• **TO BE DONE**
Retype the whole listing verbatim and keep the pictures out of it.
— START DATASET EXTRACT —
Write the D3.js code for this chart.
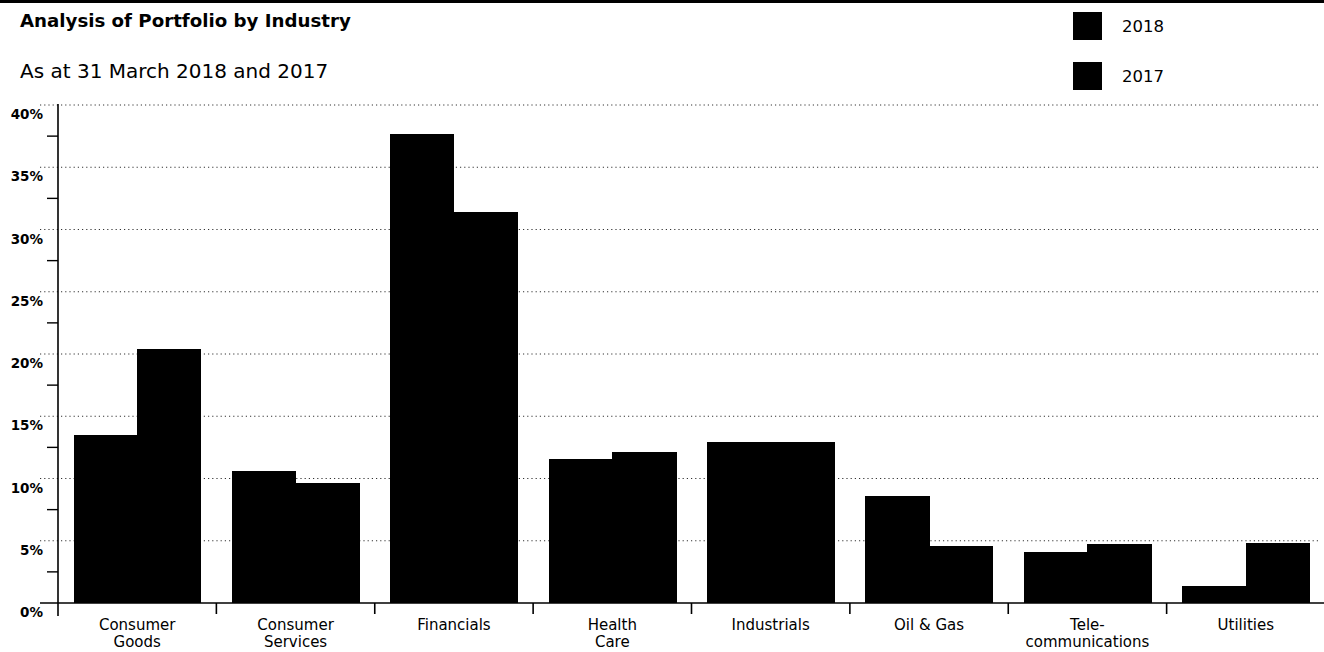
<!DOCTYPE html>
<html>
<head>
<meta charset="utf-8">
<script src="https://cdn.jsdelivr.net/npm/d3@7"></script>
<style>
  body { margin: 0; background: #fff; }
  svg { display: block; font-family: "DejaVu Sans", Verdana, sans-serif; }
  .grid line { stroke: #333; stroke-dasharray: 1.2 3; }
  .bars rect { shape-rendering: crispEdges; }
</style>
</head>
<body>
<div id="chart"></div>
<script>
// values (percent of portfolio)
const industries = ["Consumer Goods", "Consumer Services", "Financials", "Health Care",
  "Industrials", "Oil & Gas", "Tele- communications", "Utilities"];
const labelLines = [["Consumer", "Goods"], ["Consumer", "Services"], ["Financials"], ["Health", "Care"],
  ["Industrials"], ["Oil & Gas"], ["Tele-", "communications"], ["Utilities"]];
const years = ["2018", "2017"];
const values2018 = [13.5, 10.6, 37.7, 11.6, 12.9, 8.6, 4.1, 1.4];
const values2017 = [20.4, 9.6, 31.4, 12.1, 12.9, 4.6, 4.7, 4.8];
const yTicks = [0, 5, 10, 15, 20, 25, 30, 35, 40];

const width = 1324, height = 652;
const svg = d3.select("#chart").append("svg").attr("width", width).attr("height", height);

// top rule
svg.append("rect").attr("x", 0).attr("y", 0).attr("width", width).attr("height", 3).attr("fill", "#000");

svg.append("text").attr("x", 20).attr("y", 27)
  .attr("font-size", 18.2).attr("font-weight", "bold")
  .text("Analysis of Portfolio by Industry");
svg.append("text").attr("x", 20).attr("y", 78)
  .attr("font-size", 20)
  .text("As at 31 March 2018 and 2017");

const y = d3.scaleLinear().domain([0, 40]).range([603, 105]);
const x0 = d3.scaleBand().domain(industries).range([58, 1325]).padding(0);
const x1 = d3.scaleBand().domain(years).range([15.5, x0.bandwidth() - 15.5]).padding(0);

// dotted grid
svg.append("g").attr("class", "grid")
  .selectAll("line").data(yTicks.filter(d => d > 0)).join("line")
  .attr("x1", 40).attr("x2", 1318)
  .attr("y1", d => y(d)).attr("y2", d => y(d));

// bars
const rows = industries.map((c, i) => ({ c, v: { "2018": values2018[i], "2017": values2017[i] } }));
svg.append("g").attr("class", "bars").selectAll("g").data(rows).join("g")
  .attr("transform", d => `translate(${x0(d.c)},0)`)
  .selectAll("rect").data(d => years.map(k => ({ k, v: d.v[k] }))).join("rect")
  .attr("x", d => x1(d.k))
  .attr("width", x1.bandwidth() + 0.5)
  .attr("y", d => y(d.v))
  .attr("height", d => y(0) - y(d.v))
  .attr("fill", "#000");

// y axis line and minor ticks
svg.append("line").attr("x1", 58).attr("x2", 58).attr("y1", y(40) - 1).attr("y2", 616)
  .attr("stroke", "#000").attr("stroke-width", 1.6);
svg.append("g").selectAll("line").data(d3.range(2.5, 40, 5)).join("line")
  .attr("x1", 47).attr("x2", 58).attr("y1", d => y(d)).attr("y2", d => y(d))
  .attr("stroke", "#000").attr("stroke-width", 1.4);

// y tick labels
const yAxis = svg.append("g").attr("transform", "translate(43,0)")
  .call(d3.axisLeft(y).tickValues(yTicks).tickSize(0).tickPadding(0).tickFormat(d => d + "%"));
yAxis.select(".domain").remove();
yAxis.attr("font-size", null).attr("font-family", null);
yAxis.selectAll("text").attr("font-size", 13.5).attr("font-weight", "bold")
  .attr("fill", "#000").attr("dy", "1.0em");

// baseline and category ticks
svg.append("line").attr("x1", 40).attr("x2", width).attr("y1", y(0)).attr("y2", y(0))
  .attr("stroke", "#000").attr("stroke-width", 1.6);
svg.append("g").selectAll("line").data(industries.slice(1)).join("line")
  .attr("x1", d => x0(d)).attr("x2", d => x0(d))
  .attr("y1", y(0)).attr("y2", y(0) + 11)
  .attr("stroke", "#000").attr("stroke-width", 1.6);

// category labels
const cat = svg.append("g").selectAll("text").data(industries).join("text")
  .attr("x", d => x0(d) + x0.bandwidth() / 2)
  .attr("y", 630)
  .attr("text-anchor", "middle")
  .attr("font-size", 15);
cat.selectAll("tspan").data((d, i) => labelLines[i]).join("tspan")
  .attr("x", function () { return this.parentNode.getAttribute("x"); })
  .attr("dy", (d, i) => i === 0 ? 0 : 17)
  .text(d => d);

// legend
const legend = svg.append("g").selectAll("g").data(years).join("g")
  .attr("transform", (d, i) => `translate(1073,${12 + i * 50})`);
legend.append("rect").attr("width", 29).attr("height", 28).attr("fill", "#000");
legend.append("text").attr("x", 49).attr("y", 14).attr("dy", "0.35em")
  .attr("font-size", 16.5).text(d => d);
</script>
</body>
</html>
— END DATASET EXTRACT —
• **OUTPUT FOR THIS EXERCISE**
Write the D3.js code for this chart.
<!DOCTYPE html>
<html>
<head>
<meta charset="utf-8">
<script src="https://cdn.jsdelivr.net/npm/d3@7"></script>
<style>
  body { margin: 0; background: #fff; }
  svg { display: block; font-family: "DejaVu Sans", Verdana, sans-serif; }
  .grid line { stroke: #333; stroke-dasharray: 1.2 3; }
  .bars rect { shape-rendering: crispEdges; }
</style>
</head>
<body>
<div id="chart"></div>
<script>
// values (percent of portfolio)
const industries = ["Consumer Goods", "Consumer Services", "Financials", "Health Care",
  "Industrials", "Oil & Gas", "Tele- communications", "Utilities"];
const labelLines = [["Consumer", "Goods"], ["Consumer", "Services"], ["Financials"], ["Health", "Care"],
  ["Industrials"], ["Oil & Gas"], ["Tele-", "communications"], ["Utilities"]];
const years = ["2018", "2017"];
const values2018 = [13.5, 10.6, 37.7, 11.6, 12.9, 8.6, 4.1, 1.4];
const values2017 = [20.4, 9.6, 31.4, 12.1, 12.9, 4.6, 4.7, 4.8];
const yTicks = [0, 5, 10, 15, 20, 25, 30, 35, 40];

const width = 1324, height = 652;
const svg = d3.select("#chart").append("svg").attr("width", width).attr("height", height);

// top rule
svg.append("rect").attr("x", 0).attr("y", 0).attr("width", width).attr("height", 3).attr("fill", "#000");

svg.append("text").attr("x", 20).attr("y", 27)
  .attr("font-size", 18.2).attr("font-weight", "bold")
  .text("Analysis of Portfolio by Industry");
svg.append("text").attr("x", 20).attr("y", 78)
  .attr("font-size", 20)
  .text("As at 31 March 2018 and 2017");

const y = d3.scaleLinear().domain([0, 40]).range([603, 105]);
const x0 = d3.scaleBand().domain(industries).range([58, 1325]).padding(0);
const x1 = d3.scaleBand().domain(years).range([15.5, x0.bandwidth() - 15.5]).padding(0);

// dotted grid
svg.append("g").attr("class", "grid")
  .selectAll("line").data(yTicks.filter(d => d > 0)).join("line")
  .attr("x1", 40).attr("x2", 1318)
  .attr("y1", d => y(d)).attr("y2", d => y(d));

// bars
const rows = industries.map((c, i) => ({ c, v: { "2018": values2018[i], "2017": values2017[i] } }));
svg.append("g").attr("class", "bars").selectAll("g").data(rows).join("g")
  .attr("transform", d => `translate(${x0(d.c)},0)`)
  .selectAll("rect").data(d => years.map(k => ({ k, v: d.v[k] }))).join("rect")
  .attr("x", d => x1(d.k))
  .attr("width", x1.bandwidth() + 0.5)
  .attr("y", d => y(d.v))
  .attr("height", d => y(0) - y(d.v))
  .attr("fill", "#000");

// y axis line and minor ticks
svg.append("line").attr("x1", 58).attr("x2", 58).attr("y1", y(40) - 1).attr("y2", 616)
  .attr("stroke", "#000").attr("stroke-width", 1.6);
svg.append("g").selectAll("line").data(d3.range(2.5, 40, 5)).join("line")
  .attr("x1", 47).attr("x2", 58).attr("y1", d => y(d)).attr("y2", d => y(d))
  .attr("stroke", "#000").attr("stroke-width", 1.4);

// y tick labels
const yAxis = svg.append("g").attr("transform", "translate(43,0)")
  .call(d3.axisLeft(y).tickValues(yTicks).tickSize(0).tickPadding(0).tickFormat(d => d + "%"));
yAxis.select(".domain").remove();
yAxis.attr("font-size", null).attr("font-family", null);
yAxis.selectAll("text").attr("font-size", 13.5).attr("font-weight", "bold")
  .attr("fill", "#000").attr("dy", "1.0em");

// baseline and category ticks
svg.append("line").attr("x1", 40).attr("x2", width).attr("y1", y(0)).attr("y2", y(0))
  .attr("stroke", "#000").attr("stroke-width", 1.6);
svg.append("g").selectAll("line").data(industries.slice(1)).join("line")
  .attr("x1", d => x0(d)).attr("x2", d => x0(d))
  .attr("y1", y(0)).attr("y2", y(0) + 11)
  .attr("stroke", "#000").attr("stroke-width", 1.6);

// category labels
const cat = svg.append("g").selectAll("text").data(industries).join("text")
  .attr("x", d => x0(d) + x0.bandwidth() / 2)
  .attr("y", 630)
  .attr("text-anchor", "middle")
  .attr("font-size", 15);
cat.selectAll("tspan").data((d, i) => labelLines[i]).join("tspan")
  .attr("x", function () { return this.parentNode.getAttribute("x"); })
  .attr("dy", (d, i) => i === 0 ? 0 : 17)
  .text(d => d);

// legend
const legend = svg.append("g").selectAll("g").data(years).join("g")
  .attr("transform", (d, i) => `translate(1073,${12 + i * 50})`);
legend.append("rect").attr("width", 29).attr("height", 28).attr("fill", "#000");
legend.append("text").attr("x", 49).attr("y", 14).attr("dy", "0.35em")
  .attr("font-size", 16.5).text(d => d);
</script>
</body>
</html>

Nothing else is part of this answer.